Eu soube que ela estava bem, duas semanas se passavam, era preciso fazer algo, não poderia viver no apartamento de setenta e dois metros quadrados, com um casal recém casados, pais de dois pets, eles mereciam a privacidade deles. Pensei de fato em morar sozinha, ou com Isis, mas a vibe dela não é tão fiel a minha. 

Seu namorado é como a sua sombra, Thiago e Isis vivem grudados, era madrugada quando sentada a mesa, estudando, o meu celular tocou, observei o número por alguns instantes, não sabia se deveria atender, ele nunca me ligava, todo nosso contato foi cortado bem cedo. 

— Alô. — Porque não? Eu não sabia responder a pergunta que pairava a minha mente. — Maria Vitória, sou eu, seu pai, Heitor Mon...

— Eu sei que é você, tudo bem? — Fui direta, eu não sou mais uma criança de seis anos que acredita que o papai vem buscar para o natal, tampouco, que ele virá para o aniversário, só mandava o presente e nada mais. — A sua mãe me ligou, soube que está aprontando, menina, o que você quer da vida, hein? 

Rolei os olhos ao ouvir. — O que ela te disse? — As lágrimas já vinham aos olhos, embargando a voz. — Que você tentou seduzir o namorado dela, tentou matar o bebê dela. — Engoli o choro, isso pesava mais. — Você sabe que isso é crime não sabe? Induzi um aborto? 

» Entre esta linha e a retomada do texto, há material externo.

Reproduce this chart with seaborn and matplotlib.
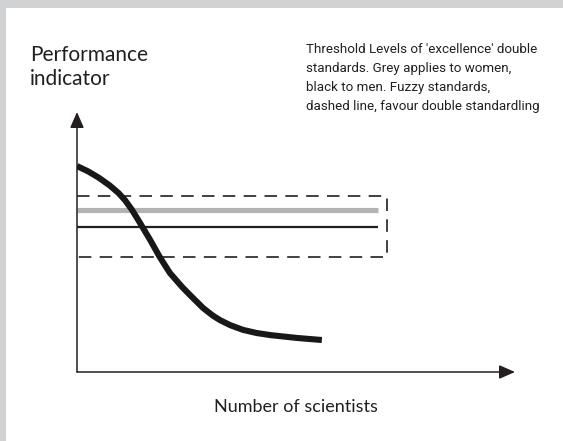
import seaborn as sns
import matplotlib.pyplot as plt
import pandas as pd
from matplotlib.patches import Rectangle

# Performance curve (arbitrary units, axes run 0..10)
curve_x = [0.0, 0.25, 0.5, 0.75, 0.95, 1.1, 1.25, 1.44, 1.67, 1.89, 2.12, 2.40, 2.58,
           2.88, 3.1, 3.26, 3.5, 3.79, 4.1, 4.41, 5.02, 5.59]
curve_y = [7.92, 7.72, 7.47, 7.17, 6.88, 6.6, 6.25, 5.73, 5.08, 4.42, 3.81, 3.27, 2.96,
           2.46, 2.17, 2.00, 1.8, 1.62, 1.5, 1.42, 1.31, 1.23]

# threshold levels
women_x = [0.0, 6.87]
women_y = [6.23, 6.23]
men_x = [0.0, 6.87]
men_y = [5.58, 5.58]

# fuzzy standard band (dashed box)
band_x = [0.0, 7.08, 7.08, 0.0]
band_y = [6.77, 6.77, 4.42, 4.42]

y_label = 'Performance\nindicator'
x_label = 'Number of scientists'
note = ("Threshold Levels of 'excellence' double\n"
        "standards. Grey applies to women,\n"
        "black to men. Fuzzy standards,\n"
        "dashed line, favour double standardling")

sns.set_style('white')
plt.rcParams['font.family'] = ['Lato', 'DejaVu Sans']

W, H = 563, 441
fig = plt.figure(figsize=(W / 100, H / 100), dpi=100, facecolor='#d1d2d4')
# white panel inside the grey frame
fig.patches.append(Rectangle((6 / W, 0), 1 - 6 / W, (H - 8) / H, transform=fig.transFigure,
                             facecolor='white', edgecolor='none', zorder=-5))

ax = fig.add_axes([77 / W, (H - 372) / H, 438 / W, 260 / H])
ax.set_zorder(2)
ax.set_facecolor('none')
ax.set_xlim(0, 10)
ax.set_ylim(0, 10)
for s in ax.spines.values():
    s.set_visible(False)
ax.set_xticks([])
ax.set_yticks([])

sns.lineplot(x=band_x, y=band_y, sort=False, estimator=None, ax=ax, color='#231f20', lw=1.2,
             linestyle=(0, (7.5, 5)), zorder=2)
sns.lineplot(x=women_x, y=women_y, estimator=None, ax=ax, color='#b3b3b3', lw=3.7,
             solid_capstyle='butt', zorder=3)
sns.lineplot(x=men_x, y=men_y, estimator=None, ax=ax, color='#231f20', lw=1.6,
             solid_capstyle='butt', zorder=3)
curve = pd.DataFrame({'x': curve_x, 'y': curve_y})
sns.lineplot(data=curve, x='x', y='y', sort=False, estimator=None, ax=ax, color='#1a171b',
             lw=4.4, solid_capstyle='butt', solid_joinstyle='round', zorder=4)
ax.set_xlabel('')
ax.set_ylabel('')

arrow = dict(arrowstyle='-|>,head_length=0.8,head_width=0.35', color='#231f20', lw=1.1,
             shrinkA=0, shrinkB=0, mutation_scale=12)
ax.annotate('', xy=(1, 0), xytext=(0, 0), xycoords='axes fraction', arrowprops=arrow)
ax.annotate('', xy=(0, 1), xytext=(0, 0), xycoords='axes fraction', arrowprops=arrow)

fig.text(30 / W, 1 - 45 / H, y_label, ha='left', va='top', fontsize=15,
         color='#231f20', linespacing=1.25)
fig.text(296 / W, 1 - 407 / H, x_label, ha='center', va='center', fontsize=13,
         color='#231f20')
fig.text(306 / W, 1 - 43 / H, note, ha='left', va='top', fontsize=9.6,
         family=['Roboto', 'DejaVu Sans'], color='#231f20', linespacing=1.6)

fig.savefig('out.png', dpi=100, facecolor=fig.get_facecolor())
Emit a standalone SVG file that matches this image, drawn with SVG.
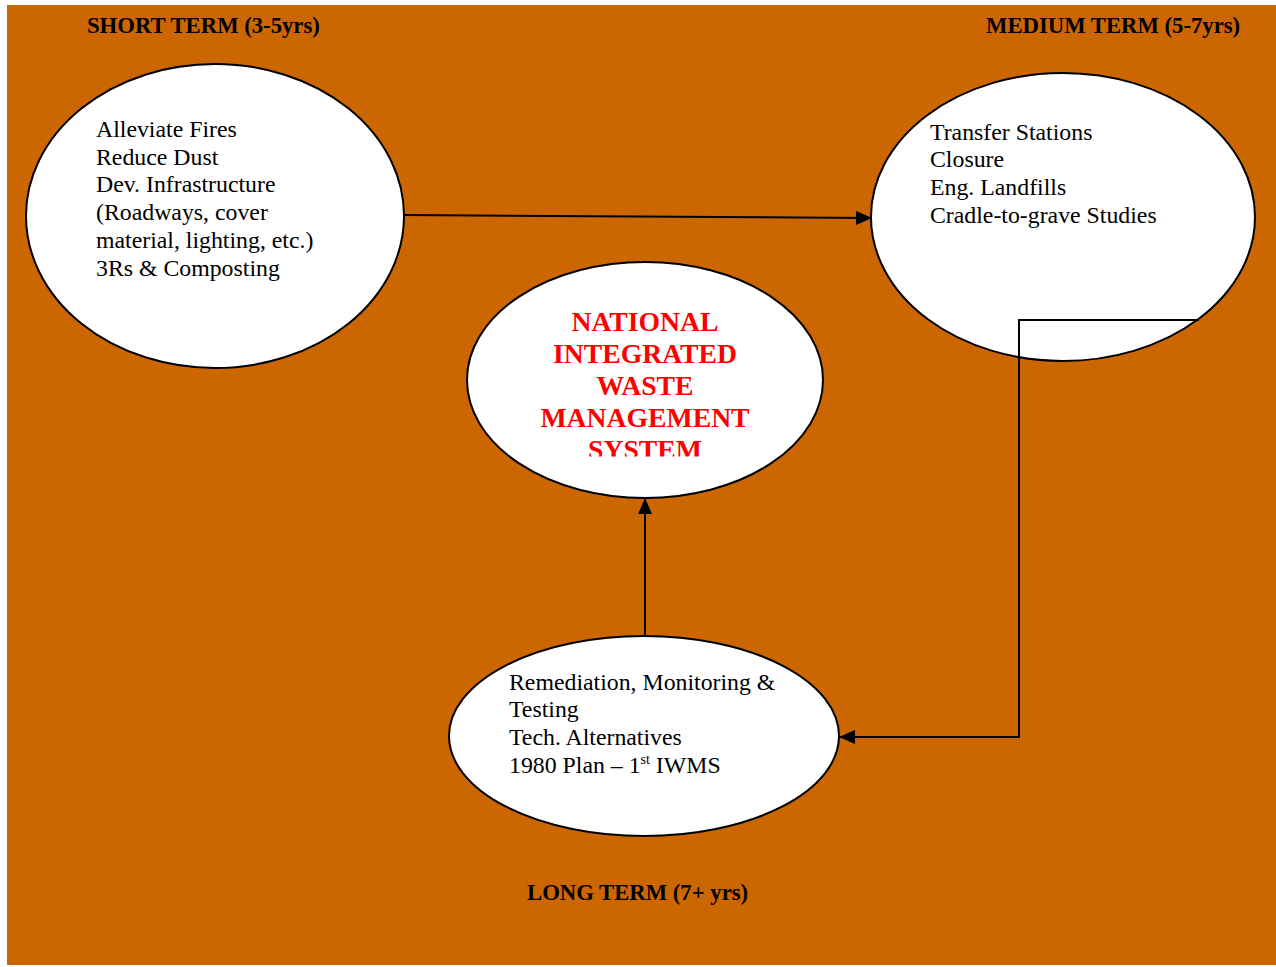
<svg xmlns="http://www.w3.org/2000/svg" width="1276" height="967" viewBox="0 0 1276 967">
<defs>
<style>
.node{fill:#fff;stroke:#000;stroke-width:2}
.hdr{font-family:"Liberation Serif",serif;font-weight:bold;font-size:22.7px;fill:#000}
.body{font-family:"Liberation Serif",serif;font-size:23.8px;fill:#000}
.title{font-family:"Liberation Serif",serif;font-weight:bold;font-size:27.7px;fill:#ff0000;text-anchor:middle}
.conn{fill:none;stroke:#000;stroke-width:2}
</style>
<marker id="arrL" markerWidth="16" markerHeight="14" refX="15" refY="7" orient="auto" markerUnits="userSpaceOnUse" viewBox="0 0 16 14">
<path d="M0,0 L16,7 L0,14 z" fill="#000"/>
</marker>
<clipPath id="clipC"><rect x="460" y="260" width="370" height="196.5"/></clipPath>
</defs>
<rect x="7" y="5" width="1269" height="960" fill="#CC6600"/>
<text class="hdr" x="87" y="33">SHORT TERM (3-5yrs)</text>
<text class="hdr" x="986" y="33">MEDIUM TERM (5-7yrs)</text>
<text class="hdr" x="527" y="900">LONG TERM (7+ yrs)</text>
<g id="short-term">
<ellipse class="node" cx="215" cy="216" rx="189" ry="152"/>
<text class="body" x="96" y="137">Alleviate Fires</text>
<text class="body" x="96" y="165">Reduce Dust</text>
<text class="body" x="96" y="192">Dev. Infrastructure</text>
<text class="body" x="96" y="220">(Roadways, cover</text>
<text class="body" x="96" y="248">material, lighting, etc.)</text>
<text class="body" x="96" y="276">3Rs &amp; Composting</text>
</g>
<g id="medium-term">
<ellipse class="node" cx="1063" cy="217" rx="192" ry="144"/>
<text class="body" x="930" y="140">Transfer Stations</text>
<text class="body" x="930" y="167">Closure</text>
<text class="body" x="930" y="195">Eng. Landfills</text>
<text class="body" x="930" y="223">Cradle-to-grave Studies</text>
</g>
<g id="center">
<ellipse class="node" cx="645" cy="380" rx="178" ry="118"/>
<g clip-path="url(#clipC)">
<text class="title" x="645" y="331">NATIONAL</text>
<text class="title" x="645" y="363">INTEGRATED</text>
<text class="title" x="645" y="395">WASTE</text>
<text class="title" x="645" y="427">MANAGEMENT</text>
<text class="title" x="645" y="459">SYSTEM</text>
</g>
</g>
<g id="long-term">
<ellipse class="node" cx="644" cy="736" rx="195" ry="100"/>
<text class="body" x="509" y="690">Remediation, Monitoring &amp;</text>
<text class="body" x="509" y="717">Testing</text>
<text class="body" x="509" y="745">Tech. Alternatives</text>
<text class="body" x="509" y="773">1980 Plan – 1<tspan font-size="14" dy="-9">st</tspan><tspan dy="9"> IWMS</tspan></text>
</g>
<g id="connectors">
<path class="conn" d="M404,215 L871,218" marker-end="url(#arrL)"/>
<path class="conn" d="M1199,320 L1019,320 L1019,737 L840,737" marker-end="url(#arrL)"/>
<path class="conn" d="M645,636 L645,499" marker-end="url(#arrL)"/>
</g>
</svg>
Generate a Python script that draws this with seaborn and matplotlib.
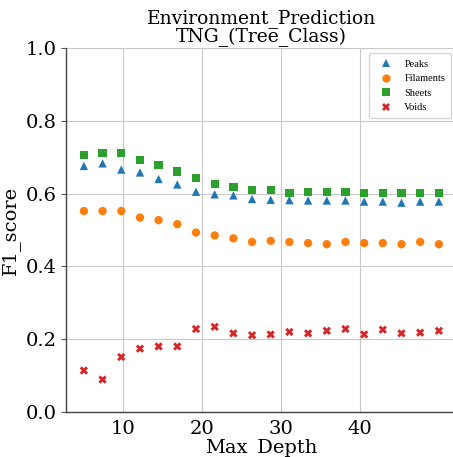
import numpy as np
import pandas as pd
import matplotlib
matplotlib.use('Agg')
import matplotlib.pyplot as plt
import seaborn as sns

# values
max_depth = [5.0, 7.37, 9.74, 12.11, 14.47, 16.84, 19.21, 21.58, 23.95, 26.32,
             28.68, 31.05, 33.42, 35.79, 38.16, 40.53, 42.89, 45.26, 47.63, 50.0]
peaks = [0.676, 0.683, 0.666, 0.658, 0.640, 0.625, 0.605, 0.598, 0.595, 0.585,
         0.583, 0.582, 0.581, 0.581, 0.581, 0.578, 0.578, 0.575, 0.578, 0.578]
filaments = [0.552, 0.552, 0.552, 0.534, 0.527, 0.516, 0.493, 0.485, 0.477, 0.467,
             0.470, 0.467, 0.464, 0.461, 0.467, 0.464, 0.464, 0.461, 0.467, 0.461]
sheets = [0.706, 0.712, 0.712, 0.692, 0.679, 0.661, 0.642, 0.627, 0.619, 0.609,
          0.609, 0.602, 0.604, 0.604, 0.604, 0.602, 0.602, 0.602, 0.602, 0.602]
voids = [0.114, 0.089, 0.151, 0.174, 0.180, 0.180, 0.228, 0.234, 0.216, 0.211,
         0.213, 0.220, 0.216, 0.223, 0.228, 0.213, 0.226, 0.216, 0.218, 0.223]

classes = ['Peaks', 'Filaments', 'Sheets', 'Voids']
frames = []
for name, vals in zip(classes, [peaks, filaments, sheets, voids]):
    frames.append(pd.DataFrame({'Max_Depth': max_depth, 'F1_score': vals, 'Environment': name}))
df = pd.concat(frames, ignore_index=True)

sns.set_style('whitegrid')
plt.rcParams['font.family'] = ['DejaVu Serif']
plt.rcParams['text.color'] = 'black'
plt.rcParams['axes.labelcolor'] = 'black'
plt.rcParams['xtick.color'] = 'black'
plt.rcParams['ytick.color'] = 'black'

fig = plt.figure(figsize=(4.53, 4.57), dpi=100)
ax = fig.add_axes([0.146, 0.0985, 0.862, 0.7965])

palette = {'Peaks': '#1f77b4', 'Filaments': '#ff7f0e', 'Sheets': '#2ca02c', 'Voids': '#d62728'}
markers = {'Peaks': '^', 'Filaments': 'o', 'Sheets': 's', 'Voids': 'X'}
sns.scatterplot(data=df, x='Max_Depth', y='F1_score', hue='Environment', style='Environment',
                palette=palette, markers=markers, s=36, linewidth=0, ax=ax)

ax.set_ylim(0, 1.0)
ax.set_xlim(2.75, 52.25)
ax.set_xticks([10, 20, 30, 40])
ax.set_yticks([0.0, 0.2, 0.4, 0.6, 0.8, 1.0])
ax.set_xlabel('Max_Depth', fontsize=14, labelpad=0)
ax.set_ylabel('F1_score', fontsize=14)
ax.set_title('Environment_Prediction\nTNG_(Tree_Class)', fontsize=13.5, pad=4, linespacing=1.0)
ax.tick_params(axis='both', labelsize=14)
ax.tick_params(axis='y', left=True, length=3.5, color='#555555')
ax.tick_params(axis='x', bottom=False, pad=2)
ax.grid(True, color='#c8c8c8', linewidth=0.8)
for side in ['top', 'right']:
    ax.spines[side].set_visible(False)
for side in ['left', 'bottom']:
    ax.spines[side].set_color('#444444')
    ax.spines[side].set_linewidth(1.0)

leg = ax.legend(loc='upper right', title=None, frameon=True, borderpad=0.6,
                prop={'family': 'Liberation Serif', 'size': 7.5})
leg.get_frame().set_edgecolor('#cccccc')

fig.savefig('out.png', dpi=100)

Me calei, o choro vencia. — Você está aí? A sua mãe me pediu para te chamar para vim morar comigo, putz, eu não sei nada sobre crianças. Se você vier, terei que contratar uma babá. — Meu pai, aliás, meu genitor falava sozinho ao telefone, eu chorando do outro lado, apenas ouvir. 

— Ah droga Lena, assim não dá! — Pude escutar o resmungo de Otávio, do outro quarto, eu incomodava ao casal. — Tenha paciência Otávio, é só fase díficil. — A escutei dizer também quase em sussurro. 

Eu me senti a própria discordia, ou a representante dela, quando no domingo a tarde, Otávio e Lena discutia por causa do côco de Sanches na varanda do apartamento, os dois amava o cachorro como filho, porém nenhum deles, queria pegar a merda fedida, era evidente que o motivo da briga era tosco, mas o que não faltava entre eles, era motivo para brigar. 

— Deixa que eu pego! — Intrometi-me, indo até o banheiro pegando o papel higienico, pegando a ruma de côco em seguida, descartei-a, vendo que ambos ainda batiam boca, meu celular vibrava em alguma parte da casa, sai a procura, esperando ser uma ligação da minha mãe, mas ao atender, ver o nome Isis na tela, pus na orelha, indo lavar a mão em seguida. — Amiga tô de saco cheio do Thiago. 

Mal atendi, ela começou, eu não tinha muitas amigas, nunca fui de muitas. — Termina oras. — Falei sem pensar. — Claro que não, só tô cansada dele, quero sair um pouco, porque não viajamos para algum lugar essa semana? — Era oportunidade perfeita para mim.

— Topo! — Avisei, era sexta-feira a tarde, entrando no carro de Isis, apreciando o descanso que darei ao casal, eu senti o peso que tia Lena tirava dos seus ombros, Serra da mantiqueira era um lugar desconhecido para mim, mas Isis já conhecia, não que eu confiasse muito, portanto para mim não havia muitas opções no momento. 

Assim que saí do carro, a brisa fresca da Serra da Mantiqueira me envolveu, mas não conseguia dissipar a nuvem pesada que pairava sobre mim. Olhei ao redor, admirando as montanhas majestosas e o perfume do eucalipto, e pensei que deveria me sentir melhor aqui. Mas, em vez disso, meu coração estava tão pesado que parecia que eu carregava um fardo.

—  O Thiago quer me levar para visitar família dele de novo, amiga — Isis falou sem muito animo, pondo o celular com a mensagem aos meus olhos.  Eu a ouvi, forçando um sorriso, mas a verdade é que minha tristeza me isolava. Era difícil me conectar com o que ela estava dizendo.